Pattern & price action analysis
5) Bear flag probability
- Pole: the sharp drop from ~8.33 (06-04 close) and ~8.00 (06-04 close) down to ~7.35 (06-05 close) and ~7.03 (06-06 hourly low).
- Flag: sideways channel 7.27–7.43 with repeated inability to reclaim 7.45–7.55.
- Typical resolution: continuation lower, especially while below flag top resistance.
6) Support/resistance flips
- 8.00 is now a major overhead supply (prior support, now resistance).
- 7.45–7.55 acts as near-term supply. Multiple hourly rejections occurred near ~7.46.
7) Candlestick/auction read
- Daily 06-05: large bearish candle → strong sellers.
- Daily 06-06: smaller body with lower wick (from ~7.03) → buyers defended sub-7.1, but close still weak and far below prior supports.
- Interpretation: seller control remains, buyers only absorbing at key psychological support.
Indicator-style inference (derived from the provided sequence)
Note: Exact indicator values (RSI/MACD/ATR) require full rolling calculations; below is a structural/relative read consistent with the data.
8) Moving averages (trend filter)
- Given the rapid drop from ~10.7 to ~7.3, price is almost certainly below the 20D and 50D averages, and the slope is likely down.
- Trend filter implication: prefer short setups until price reclaims and holds above key MAs / structure (at minimum above ~8.0 shelf).
9) Momentum (RSI-like behavior)
- The magnitude and speed of the selloff suggests RSI recently reached oversold.
- Oversold in a downtrend often produces a bounce, but does not equal reversal; it frequently precedes a second leg down after consolidation.
10) Volume clue
- Daily volume rose notably during selloff days (06-04, 06-05, 06-06 show very large volumes relative to many prior days), consistent with distribution and forced selling.
- If a durable bottom were forming, you’d often want to see: higher low + strong reclaim of broken level (e.g., 8.0) on heavy volume. That is not present.
Scenario map (next 24 hours)
Base case (higher probability): bearish continuation after consolidation
- Expect price to probe 7.20 → 7.05, with risk of a wick into 6.90–6.95 if broader market risk-off persists.
- Bounces likely capped by 7.45–7.55.
Alternate case (lower probability): short squeeze / relief push
- If price breaks and holds above 7.55, next magnet becomes 7.80–8.05.
- This would still be a counter-trend move unless 8.0 is reclaimed and held.
Net bias: bearish for the next 24h, with choppy mean-reversion swings inside a downtrend.

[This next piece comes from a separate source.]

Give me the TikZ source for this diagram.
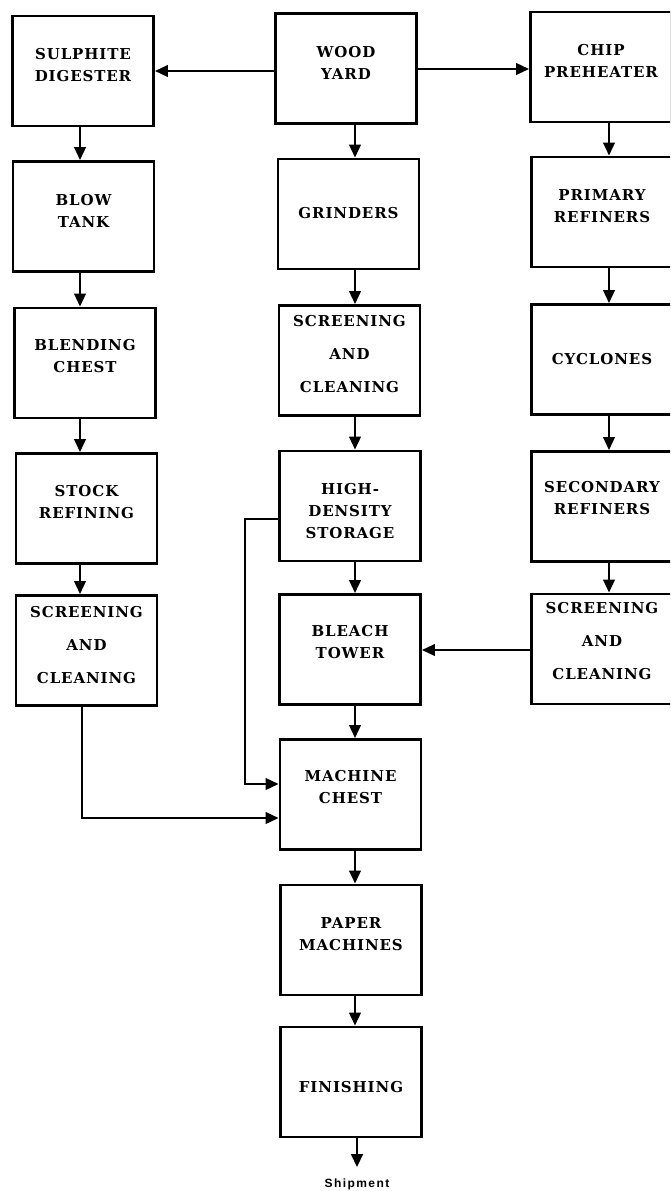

Trade plan (decision + optimal open/close)
Decision: Sell (Short)
Rationale: dominant daily downtrend + bear-flag style consolidation under near-term resistance + overhead supply at 7.45–7.55 and 8.0.
Optimal open (entry)
- Prefer selling into resistance rather than at mid-range.
- Open Price (short): 7.48 (inside the 7.45–7.55 supply band; aligns with repeated hourly rejection area)
Take-profit (close)
- First meaningful support is ~7.05 (recent hourly low zone).
- Close Price (take profit): 7.06 (front-run the 7.00 psychological level where bids may appear)
(If price never retraces to 7.48, the setup is skipped—chasing at 7.33 reduces edge.)